Wildstyle graffiti is a form of graffiti which involves the use of highly stylized letters. To the casual eye, the writing is often utterly mysterious and indecipherable, but each graffiti artist actually follows a set pattern and technique, which means that wildstyle graffiti can be interpreted by those in the know, or people with the patience to decode a wildstyle piece. This type of graffiti is probably the most famous found around the world, thanks to its complexity and high level of detail, and numerous examples can be found in urban areas.
This style appears to have its origins in New York. Some noted practitioners include Tracy 168 and Zephyr, among many others. As often happens with trends in graffiti, wildstyle started appearing one day and slowly spread through diffusion, as visitors admired the style and retooled it to their own purposes in their hometowns. This technique is very technically challenging, and people generally need a high level of skill to attempt it.

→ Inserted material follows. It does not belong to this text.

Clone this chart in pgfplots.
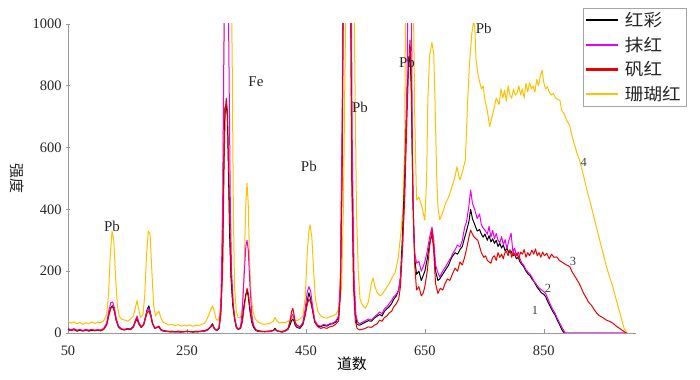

The style is characterized by the use of letters which have been dramatically transformed. They may be distorted, covered in ornamentations such as arrows and dots, and otherwise embellished. Classically, the letters also interlock and overlap, creating a dense mass which may be embellished with contrasting colors and other ornaments. The artist may sign his or her alias and the date at the bottom of a wildstyle graffiti piece, and some artists add three dimensional elements which cause the piece to pop out visually.
Each artist develops his or her own version of wildstyle graffiti, with individual versions working almost like fonts. People who are familiar with the work of particular artists can often identify signature elements in their work, which means that even unsigned pieces may be recognizable. However, the writing is usually impossible to read for people who are not members of the graffiti and street art community, so wildstyle graffiti could almost be considered a private language.
Graffiti or “tagging” is a controversial form of personal expression. Graffiti artists write and draw in public spaces, demanding the attention of passerby with their work. Some people view graffiti as vandalism and a nuisance, and in many cities, graffiti is punishable with a fine. In other regions, the art is actively promoted as a way of encouraging people to express themselves in nonviolent ways, and to add to the collective public dialog with their work. One interesting thing about graffiti is that it is an ever evolving and changing form of artwork, with pieces constantly transforming, rather than remaining static.